The Psychology of Yield: Why Dividends Make Volatility Bearable

· 2 min read
A small green plant sprouting from a stack of coins, symbolizing steady dividend income growth and long-term investing
Steady cashflow can make price swings feel less threatening.

Most investors talk about returns. Few talk about how it feels to hold through the storm. Dividends change that feeling entirely.

When your portfolio pays you regularly, market swings start to matter less. Seeing income hit your account—even as prices fall—gives a sense of control that pure growth portfolios can't. It's not magic; it's psychology. You're being rewarded for patience, not punished for volatility.

The numbers tell the story

During the 2022 bear market, the S&P 500 fell roughly –18%, while the S&P 500 Dividend Aristocrats Index declined about –6%. Yet total dividends from those Aristocrats continued to rise that year. Historically, dividends have contributed ~35–40% of U.S. stock market total returns since 1930. 1,2

Those payments act like psychological ballast. They remind you that your portfolio isn't just a fluctuating number—it's a productive asset generating cashflow, month after month.

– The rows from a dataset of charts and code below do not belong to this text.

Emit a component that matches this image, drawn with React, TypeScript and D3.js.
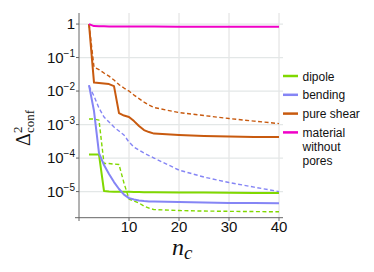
import React from 'react';
import * as d3 from 'd3';

const nc = [2, 3, 4, 5, 6, 7, 8, 9, 10, 11, 12, 13, 14, 15, 20, 25, 30, 35, 40];

const dipoleSolid = [1.27e-4, 1.27e-4, 1.27e-4, 1.04e-5, 1.0e-5, 9.9e-6, 9.9e-6, 9.8e-6, 9.8e-6, 9.7e-6, 9.7e-6, 9.6e-6, 9.6e-6, 9.6e-6, 9.4e-6, 9.3e-6, 9.2e-6, 9.1e-6, 9.0e-6];
const dipoleDashed = [1.46e-3, 1.46e-3, 1.36e-3, 6.85e-5, 6.85e-5, 6.62e-5, 6.4e-5, 1.79e-5, 5.97e-6, 5.2e-6, 4.54e-6, 3.69e-6, 3.22e-6, 2.9e-6, 2.71e-6, 2.62e-6, 2.57e-6, 2.53e-6, 2.49e-6];
const bendingSolid = [0.0151, 0.00253, 1.41e-4, 6.18e-5, 3.33e-5, 1.92e-5, 1.19e-5, 8.13e-6, 6.39e-6, 5.77e-6, 5.38e-6, 5.2e-6, 5.09e-6, 5.02e-6, 4.86e-6, 4.7e-6, 4.54e-6, 4.54e-6, 4.48e-6];
const bendingDashed = [0.0141, 0.00709, 0.00311, 0.00168, 0.00119, 8.42e-4, 6.4e-4, 4.86e-4, 3.0e-4, 2.13e-4, 1.73e-4, 1.41e-4, 1.19e-4, 1.0e-4, 4.38e-5, 2.71e-5, 1.86e-5, 1.36e-5, 1.0e-5];
const shearSolid = [1.0, 0.01795, 0.01733, 0.01675, 0.01618, 0.0141, 0.0022, 0.00186, 0.00168, 0.00127, 9.02e-4, 6.85e-4, 5.97e-4, 5.38e-4, 4.86e-4, 4.54e-4, 4.38e-4, 4.29e-4, 4.24e-4];
const shearDashed = [1.0, 0.052, 0.0438, 0.0345, 0.028, 0.0213, 0.0156, 0.0123, 0.01, 0.0076, 0.00597, 0.0047, 0.00382, 0.00322, 0.00228, 0.00186, 0.00151, 0.00127, 0.00107];
const material = [1.0, 0.87, 0.86, 0.855, 0.85, 0.85, 0.848, 0.846, 0.845, 0.844, 0.843, 0.842, 0.84, 0.84, 0.837, 0.834, 0.831, 0.828, 0.825];

const xTicks = [10, 20, 30, 40];
const yExps = [0, -1, -2, -3, -4, -5];

const legendNames = ['dipole', 'bending', 'pure shear', 'material\nwithout\npores'];
const colors = ['#80d800', '#8585f5', '#c85a0f', '#f000c8'];

const series = [
  { values: dipoleSolid, color: colors[0], dashed: false },
  { values: dipoleDashed, color: colors[0], dashed: true },
  { values: bendingSolid, color: colors[1], dashed: false },
  { values: bendingDashed, color: colors[1], dashed: true },
  { values: shearSolid, color: colors[2], dashed: false },
  { values: shearDashed, color: colors[2], dashed: true },
  { values: material, color: colors[3], dashed: false },
];

const sans = '"Liberation Sans", Arial, sans-serif';
const serif = '"Liberation Serif", "Times New Roman", serif';

const App = () => {
  const x = d3.scaleLinear().domain([0, 40]).range([79, 279]);
  const y = d3.scaleLog().domain([Math.pow(10, -5.78), Math.pow(10, 0.33)]).range([217.7, 13]);

  const line = d3.line<number>()
    .x((d, i) => x(nc[i]))
    .y(d => y(d));

  return (
    <svg width={374} height={272} style={{ position: 'absolute', left: 0, top: 0, background: '#fff' }}>
      {/* grid */}
      {xTicks.map(t => (
        <line key={'gx' + t} x1={x(t)} x2={x(t)} y1={13} y2={217.7} stroke="#dedede" strokeWidth={1} />
      ))}
      {yExps.map(e => (
        <line key={'gy' + e} x1={79} x2={283} y1={y(Math.pow(10, e))} y2={y(Math.pow(10, e))} stroke="#e3e7e7" strokeWidth={1.2} />
      ))}

      {/* axes */}
      <line x1={79} x2={79} y1={13} y2={221} stroke="#666" strokeWidth={1} />
      <line x1={75} x2={283} y1={217.7} y2={217.7} stroke="#666" strokeWidth={1} />
      {xTicks.map(t => (
        <line key={'tx' + t} x1={x(t)} x2={x(t)} y1={217.7} y2={221} stroke="#666" />
      ))}
      {yExps.map(e => (
        <line key={'ty' + e} x1={76} x2={79} y1={y(Math.pow(10, e))} y2={y(Math.pow(10, e))} stroke="#666" />
      ))}

      {xTicks.map(t => (
        <text key={'lx' + t} x={x(t)} y={232} textAnchor="middle" fontFamily={sans} fontSize={15} fill="#111">{t}</text>
      ))}
      {yExps.map(e => (
        <text key={'ly' + e} x={75} y={y(Math.pow(10, e)) + 5} textAnchor="end" fontFamily={sans} fontSize={15} fill="#111">
          {e === 0 ? '1' : (
            <>
              <tspan>10</tspan>
              <tspan fontSize={10} dy={-6}>{'\u2212' + Math.abs(e)}</tspan>
            </>
          )}
        </text>
      ))}

      {/* series */}
      {series.map((s, i) => (
        <path key={'s' + i} d={line(s.values) || ''} fill="none" stroke={s.color}
          strokeWidth={s.dashed ? 1.4 : 2}
          strokeDasharray={s.dashed ? '4,2.5' : undefined}
          strokeLinejoin="round" />
      ))}

      {/* axis titles */}
      <text x={172} y={255} fontFamily={serif} fontStyle="italic" fontSize={24} fill="#111">
        n<tspan fontSize={19} dy={4}>c</tspan>
      </text>
      <g transform="translate(30,146) rotate(-90)">
        <text x={0} y={0} fontFamily={serif} fontSize={20} fill="#111">{'\u0394'}</text>
        <text x={13} y={-8} fontFamily={serif} fontSize={13} fill="#111">2</text>
        <text x={13} y={4} fontFamily={serif} fontSize={13} fill="#111">conf</text>
      </g>

      {/* legend */}
      {legendNames.map((name, i) => {
        const ly = 76 + i * 18.8;
        return (
          <g key={'lg' + i}>
            <line x1={283} x2={298} y1={ly} y2={ly} stroke={colors[i]} strokeWidth={2.5} />
            <text x={302.5} y={ly + 4.5} fontFamily={sans} fontSize={12} fill="#111">
              {name.split('\n').map((part, j) => (
                <tspan key={j} x={302.5} dy={j === 0 ? 0 : 13.8}>{part}</tspan>
              ))}
            </text>
          </g>
        );
      })}
    </svg>
  );
};

export default App;
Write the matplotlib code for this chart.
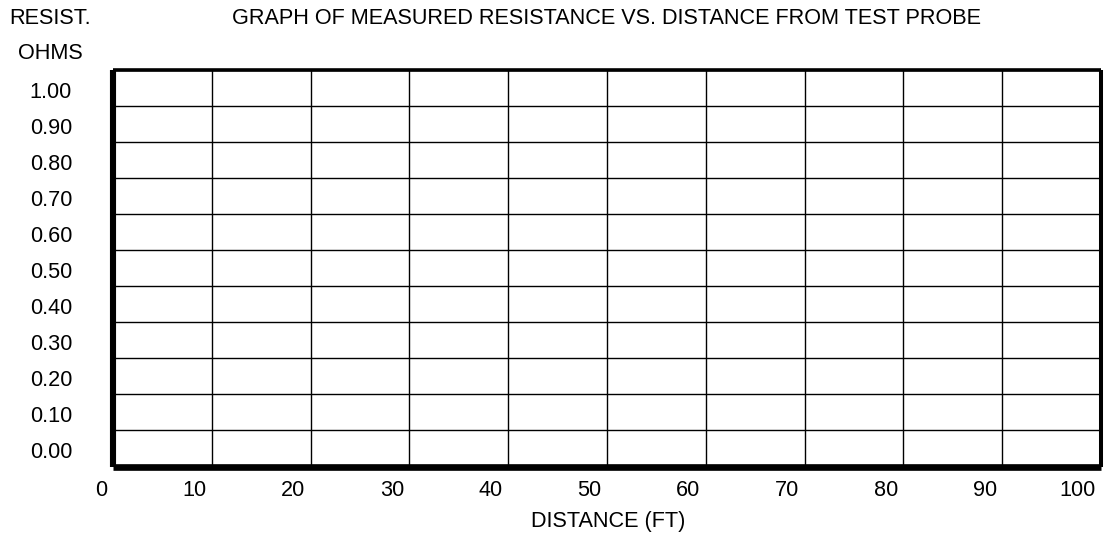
import matplotlib
matplotlib.use("Agg")
import matplotlib.pyplot as plt
import matplotlib.transforms as mtransforms
import numpy as np

plt.rcParams['font.family'] = ['Liberation Sans', 'DejaVu Sans']

title = "GRAPH OF MEASURED RESISTANCE VS. DISTANCE FROM TEST PROBE"
y_title_top = "RESIST."
y_title_unit = "OHMS"
x_label = "DISTANCE (FT)"
x_ticks = [0, 10, 20, 30, 40, 50, 60, 70, 80, 90, 100]
y_ticks = [0.00, 0.10, 0.20, 0.30, 0.40, 0.50, 0.60, 0.70, 0.80, 0.90, 1.00]
y_tick_labels = ["0.00", "0.10", "0.20", "0.30", "0.40", "0.50",
                 "0.60", "0.70", "0.80", "0.90", "1.00"]

FS = 15.6
W, H = 1107, 537
fig = plt.figure(figsize=(W / 100, H / 100), dpi=100)
ax = fig.add_axes([113 / W, (H - 466.5) / H, 988 / W, 396.5 / H])

ystep = y_ticks[1] - y_ticks[0]
ax.set_xlim(x_ticks[0], x_ticks[-1])
ax.set_ylim(y_ticks[0] - ystep / 2, y_ticks[-1] + ystep / 2)

# grid lines
for xv in x_ticks[1:-1]:
    ax.axvline(xv, color='black', lw=1.0, zorder=1)
for yv in y_ticks:
    ax.axhline(yv + ystep / 2, color='black', lw=1.0, zorder=1)

# spines
ax.spines['left'].set_linewidth(4.4)
ax.spines['bottom'].set_linewidth(4.8)
ax.spines['top'].set_linewidth(2.6)
ax.spines['right'].set_linewidth(2.9)
for s in ax.spines.values():
    s.set_color('black')
    s.set_zorder(3)
    s.set_capstyle('butt')

# x ticks: labels right-aligned just left of grid line
ax.set_xticks(x_ticks)
ax.set_xticklabels([str(v) for v in x_ticks], fontsize=FS)
ax.tick_params(axis='x', length=0, pad=10)
off = mtransforms.ScaledTranslation(-5.5 / 100, 0, fig.dpi_scale_trans)
for lab in ax.get_xticklabels():
    lab.set_horizontalalignment('right')
    lab.set_transform(lab.get_transform() + off)

# y ticks: labels in row centres
ax.set_yticks(y_ticks)
ax.set_yticklabels(y_tick_labels, fontsize=FS)
ax.tick_params(axis='y', length=0, pad=29.5)
yoff = mtransforms.ScaledTranslation(0, -2 / 100, fig.dpi_scale_trans)
for lab in ax.get_yticklabels():
    lab.set_transform(lab.get_transform() + yoff)

# texts
fig.text(607 / W, 1 - 18.5 / H, title, ha='center', va='center', fontsize=FS)
fig.text(50.5 / W, 1 - 18 / H, y_title_top, ha='center', va='center', fontsize=FS)
fig.text(50.5 / W, 1 - 53.5 / H, y_title_unit, ha='center', va='center', fontsize=FS)
fig.text(608 / W, 1 - 522 / H, x_label, ha='center', va='center', fontsize=FS)

fig.savefig("out.png", dpi=100, facecolor='white')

Bear markets as income accelerators

When prices drop, it's not only that your cashflow continues—it's your opportunity that improves. Reinvested dividends (or fresh contributions) buy more shares at lower prices, increasing your future yield on cost. If payouts aren't cut, every reinvested dollar during a downturn buys more income per dollar, effectively supercharging long-term income growth.

Why it matters

Investors often sell in panic not because they've lost money, but because they've lost confidence. Dividend income helps restore that confidence. When the market drops 20% but your income drops 0%, the focus shifts from fear of loss to anticipation of the next payment. That calm is what keeps you invested long enough for compounding to work.


Sources

  • S&P Dow Jones Indices, 2022 year-end index data.
  • Standard & Poor's, long-run market return composition (dividends + price), various publications.